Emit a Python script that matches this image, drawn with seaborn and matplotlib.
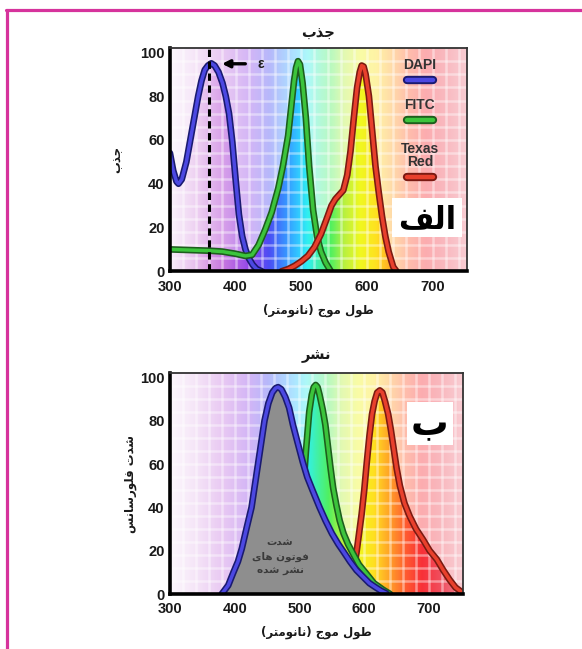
import numpy as np
import matplotlib.pyplot as plt
import seaborn as sns
from matplotlib.colors import LinearSegmentedColormap
from matplotlib.lines import Line2D
from matplotlib.patches import Rectangle

# Arabic/Persian strings are written in presentation forms, visual order
TITLE_ABS = '\uFE8F\uFEAC\uFE9F'            # جذب
TITLE_EM = '\uFEAE\uFEB8\uFEE7'             # نشر
XLABEL = '(\uFEAE\uFE98\uFEE3\uFEEE\uFEE7\uFE8E\uFEE7) \uFE9D\uFEEE\uFEE3 \uFEDD\uFEEE\uFEC3'  # طول موج (نانومتر)
YLABEL_ABS = '\uFE8F\uFEAC\uFE9F'           # جذب
YLABEL_EM = '\uFEB2\uFEE7\uFE8E\uFEB3\uFEAD\uFEEE\uFEE0\uFED3 \uFE95\uFEAA\uFEB7'  # شدت فلورسانس
PANEL_A = '\uFED2\uFEDF\uFE8D'              # الف
PANEL_B = '\uFE8F'                          # ب
GRAY_NOTE = ('\uFE95\uFEAA\uFEB7\n'
             '\uFBFC\uFE8E\uFEEB \uFEE5\uFEEE\uFE97\uFEEE\uFED3\n'
             '\uFEE9\uFEAA\uFEB7 \uFEAE\uFEB8\uFEE7')  # شدت / فوتون های / نشر شده

# --- absorption (top) ---
dapi_abs_x = [300, 305, 310, 313, 318, 325, 331, 337, 343, 348, 353, 358, 363, 368, 374,
              380, 385, 390, 395, 400, 405, 410, 415, 420, 426, 432, 440]
dapi_abs_y = [54, 46, 41, 40, 42, 50, 60, 70, 80, 87, 92, 94, 95, 94, 91,
              86, 80, 72, 59, 42, 26, 16, 10, 6, 3, 1, 0]
fitc_abs_x = [300, 320, 340, 360, 380, 400, 415, 425, 435, 445, 455, 465, 472, 480, 485,
              489, 492, 495, 498, 502, 507, 512, 518, 524, 530, 537, 545]
fitc_abs_y = [10, 9.8, 9.6, 9.4, 9, 8, 7, 7.5, 12, 19, 27, 38, 48, 62, 76,
              87, 93, 96, 94.5, 86, 70, 48, 28, 16, 9, 4, 0]
tr_abs_x = [470, 480, 490, 500, 510, 520, 530, 540, 546, 552, 558, 564, 570, 575, 580,
            585, 589, 592, 595, 598, 603, 608, 613, 618, 623, 628, 633, 640, 645]
tr_abs_y = [0, 1, 2.5, 4.5, 7, 11, 17, 25, 30, 33, 35, 37, 44, 55, 70,
            84, 91, 94, 93.5, 90, 80, 64, 48, 36, 25, 16, 9, 2, 0]

# --- emission (bottom) ---
dapi_em_x = [380, 390, 398, 405, 411, 418, 426, 431, 436, 441, 446, 452, 458, 463, 467,
             472, 478, 484, 490, 497, 505, 512, 520, 531, 540, 550, 560, 568, 578, 588,
             598, 608, 618, 626, 634]
dapi_em_y = [0, 4, 10, 15, 21, 30, 40, 50, 60, 70, 80, 88, 93, 95, 95.5,
             94.5, 91, 86, 78, 70, 61, 54, 48, 40, 34, 28, 23, 19.5, 15, 11,
             8, 5, 3, 1.5, 0.3]
fitc_em_x = [470, 480, 490, 500, 505, 510, 515, 519, 522, 525, 528, 531, 536, 540, 544,
             548, 552, 557, 562, 568, 575, 583, 592, 603, 615, 629, 640]
fitc_em_y = [0, 4, 12, 30, 45, 66, 84, 92, 95.5, 96.5, 95.5, 92, 85, 78, 68,
             58, 49, 41, 34, 28, 23, 18.5, 13.5, 9.5, 5, 2, 0]
tr_em_x = [576, 582, 588, 592, 596, 600, 604, 608, 612, 616, 620, 624, 628, 632, 637, 641,
           645, 650, 655, 662, 670, 680, 691, 701, 712, 722, 732, 741, 750]
tr_em_y = [0, 8, 19, 28, 37, 48, 61, 73, 83, 89, 93, 94, 93, 89, 83, 76,
           68, 58, 50, 42, 36, 30, 25, 20, 16, 11, 6.5, 3, 1]

x_ticks = [300, 350, 400, 450, 500, 550, 600, 650, 700, 750]
x_ticklabels = ['300', '', '400', '', '500', '', '600', '', '700', '']
y_ticks = [0, 20, 40, 60, 80, 100]
dye_names = ['DAPI', 'FITC', 'Texas\nRed']

# spectrum colours along the wavelength axis
spec_wl = [300, 340, 380, 420, 450, 475, 495, 510, 525, 545, 565, 590, 615, 640, 665, 690,
           720, 752]
spec_col = ['#f8eefa', '#e6bcec', '#c878e0', '#9448e8', '#4c4cf4', '#3890ff', '#30c8ff',
            '#30f0f0', '#40f0b0', '#50f060', '#b8f040', '#f0f820', '#ffe020', '#ffa028',
            '#ff5a30', '#f83038', '#f05060', '#f08090']
X0, X1 = 300, 752
spec = LinearSegmentedColormap.from_list(
    'spec', [((w - X0) / (X1 - X0), c) for w, c in zip(spec_wl, spec_col)])

dye_outer = ['#1a1a70', '#1d5e1d', '#7a1a12']
dye_inner = ['#4c48e2', '#3cc43c', '#e8402c']

sns.set_style('white')
plt.rcParams['font.family'] = ['Liberation Sans', 'DejaVu Sans']
plt.rcParams['font.weight'] = 'bold'
ARAB = ['DejaVu Sans']

fig = plt.figure(figsize=(5.82, 6.49), dpi=100)
ax1 = fig.add_axes([0.292, 0.582, 0.510, 0.344])
ax2 = fig.add_axes([0.292, 0.0847, 0.503, 0.3405])

grad = np.linspace(X0, X1, 800).reshape(1, -1)


def background(ax):
    ax.imshow(grad, extent=[X0, X1, 0, 102], origin='lower', aspect='auto', cmap=spec,
              vmin=X0, vmax=X1, alpha=0.4, zorder=0, interpolation='bilinear')
    # light square grid of the backdrop
    ax.vlines(np.arange(X0 + 20, X1, 20), 0, 102, color='white', alpha=0.42, lw=1.8, zorder=1.5)
    ax.hlines(np.arange(6, 102, 6), X0, X1, color='white', alpha=0.42, lw=1.8, zorder=1.5)


def spectrum_fill(ax, x, y, alpha=1.0, color=None, z=1):
    poly = ax.fill_between(x, y, 0, facecolor='none', edgecolor='none')
    if color is not None:
        poly.set_facecolor(color)
        poly.set_zorder(z)
        return
    im = ax.imshow(grad, extent=[X0, X1, 0, 102], origin='lower', aspect='auto', cmap=spec,
                   vmin=X0, vmax=X1, alpha=alpha, zorder=z, interpolation='bilinear')
    im.set_clip_path(poly.get_paths()[0], transform=ax.transData)


def curve(ax, x, y, i, z):
    sns.lineplot(x=x, y=y, ax=ax, color=dye_outer[i], lw=4.8, zorder=z,
                 sort=False, estimator=None)
    sns.lineplot(x=x, y=y, ax=ax, color=dye_inner[i], lw=2.5, zorder=z + 0.05,
                 sort=False, estimator=None)


def style(ax, title, ylabel, ylabelpad, titlepad, xlabelpad):
    ax.set_xlim(X0, X1)
    ax.set_ylim(0, 102)
    ax.set_xticks(x_ticks)
    ax.set_xticklabels(x_ticklabels)
    ax.set_yticks(y_ticks)
    ax.set_yticklabels([str(v) for v in y_ticks])
    ax.grid(False)
    ax.tick_params(direction='in', length=5, width=2.4, labelsize=10.5,
                   labelcolor='#1a1a1a', color='black')
    ax.tick_params(axis='x', pad=6)
    ax.tick_params(axis='y', pad=4)
    ax.xaxis.set_zorder(9)
    ax.yaxis.set_zorder(9)
    for s in ['left', 'bottom']:
        ax.spines[s].set_linewidth(2.6)
        ax.spines[s].set_color('black')
    for s in ['top', 'right']:
        ax.spines[s].set_linewidth(1.3)
        ax.spines[s].set_color('#333333')
    for s in ax.spines.values():
        s.set_zorder(10)
    ax.set_title(title, fontsize=10.5, fontweight='bold', pad=titlepad, family=ARAB, color='#1a1a1a')
    ax.set_xlabel(XLABEL, fontsize=8.5, fontweight='bold', labelpad=xlabelpad, family=ARAB, color='#1a1a1a')
    ax.set_ylabel(ylabel, fontsize=8.5, fontweight='bold', labelpad=ylabelpad, family=ARAB, color='#1a1a1a')


# top panel: absorption
background(ax1)
spectrum_fill(ax1, dapi_abs_x, dapi_abs_y, alpha=0.5)
spectrum_fill(ax1, fitc_abs_x, fitc_abs_y)
spectrum_fill(ax1, tr_abs_x, tr_abs_y)
curve(ax1, dapi_abs_x, dapi_abs_y, 0, 3)
curve(ax1, fitc_abs_x, fitc_abs_y, 1, 3.2)
curve(ax1, tr_abs_x, tr_abs_y, 2, 3.4)
ax1.axvline(360, color='black', lw=2.2, ls=(0, (2.4, 1.5)), zorder=5)
ax1.annotate('', xy=(375, 94.8), xytext=(419, 94.8),
             arrowprops=dict(arrowstyle='-|>', color='black', lw=2.4, mutation_scale=11),
             zorder=6)
ax1.text(433, 94.8, '\u03b5', fontsize=10, ha='left', va='center', color='#1a1a1a', zorder=6)

leg_text_y = [0.924, 0.744, 0.52]
leg_key_y = [0.857, 0.677, 0.422]
for i, name in enumerate(dye_names):
    ax1.text(0.842, leg_text_y[i], name, transform=ax1.transAxes, ha='center', va='center',
             fontsize=10, color='#333333', linespacing=0.9, zorder=6)
    for c, w in [(dye_outer[i], 6.0), (dye_inner[i], 3.2)]:
        ax1.add_line(Line2D([0.80, 0.885], [leg_key_y[i]] * 2, transform=ax1.transAxes,
                            color=c, lw=w, solid_capstyle='round', zorder=6))

ax1.add_patch(Rectangle((0.747, 0.152), 0.236, 0.175, transform=ax1.transAxes,
                        facecolor='white', edgecolor='none', zorder=6))
ax1.text(0.865, 0.232, PANEL_A, transform=ax1.transAxes, ha='center', va='center',
         fontsize=22, color='black', family=ARAB, zorder=7)
style(ax1, TITLE_ABS, YLABEL_ABS, 12, 7, 7.5)

# bottom panel: emission
background(ax2)
spectrum_fill(ax2, tr_em_x, tr_em_y, z=1)
curve(ax2, tr_em_x, tr_em_y, 2, 2.4)
spectrum_fill(ax2, fitc_em_x, fitc_em_y, z=2.7)
curve(ax2, fitc_em_x, fitc_em_y, 1, 3)
spectrum_fill(ax2, dapi_em_x, dapi_em_y, color='#8e8e8e', z=3.5)
curve(ax2, dapi_em_x, dapi_em_y, 0, 4)
ax2.text(470, 17, GRAY_NOTE, ha='center', va='center', fontsize=7.5, color='#3a3a3a',
         linespacing=1.5, family=ARAB, zorder=5)

ax2.add_patch(Rectangle((0.809, 0.674), 0.157, 0.195, transform=ax2.transAxes,
                        facecolor='white', edgecolor='none', zorder=6))
ax2.text(0.887, 0.765, PANEL_B, transform=ax2.transAxes, ha='center', va='center',
         fontsize=27, color='black', family=ARAB, zorder=7)
style(ax2, TITLE_EM, YLABEL_EM, 2, 10, 6.5)

# magenta page frame
fig.add_artist(Line2D([6 / 582, 1], [1 - 10 / 649] * 2, transform=fig.transFigure,
                      color='#d6339c', lw=2.3))
fig.add_artist(Line2D([7 / 582] * 2, [0, 1 - 10 / 649], transform=fig.transFigure,
                      color='#d6339c', lw=2.3))

fig.savefig('out.png', dpi=100)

### JOB
Pictures stay out. Repeat only the lines from the beginning of the data through the line that has "های / نشر شده".

### COMPLETE OUTPUT
Emit a Python script that matches this image, drawn with seaborn and matplotlib.
import numpy as np
import matplotlib.pyplot as plt
import seaborn as sns
from matplotlib.colors import LinearSegmentedColormap
from matplotlib.lines import Line2D
from matplotlib.patches import Rectangle

# Arabic/Persian strings are written in presentation forms, visual order
TITLE_ABS = '\uFE8F\uFEAC\uFE9F'            # جذب
TITLE_EM = '\uFEAE\uFEB8\uFEE7'             # نشر
XLABEL = '(\uFEAE\uFE98\uFEE3\uFEEE\uFEE7\uFE8E\uFEE7) \uFE9D\uFEEE\uFEE3 \uFEDD\uFEEE\uFEC3'  # طول موج (نانومتر)
YLABEL_ABS = '\uFE8F\uFEAC\uFE9F'           # جذب
YLABEL_EM = '\uFEB2\uFEE7\uFE8E\uFEB3\uFEAD\uFEEE\uFEE0\uFED3 \uFE95\uFEAA\uFEB7'  # شدت فلورسانس
PANEL_A = '\uFED2\uFEDF\uFE8D'              # الف
PANEL_B = '\uFE8F'                          # ب
GRAY_NOTE = ('\uFE95\uFEAA\uFEB7\n'
             '\uFBFC\uFE8E\uFEEB \uFEE5\uFEEE\uFE97\uFEEE\uFED3\n'
             '\uFEE9\uFEAA\uFEB7 \uFEAE\uFEB8\uFEE7')  # شدت / فوتون های / نشر شده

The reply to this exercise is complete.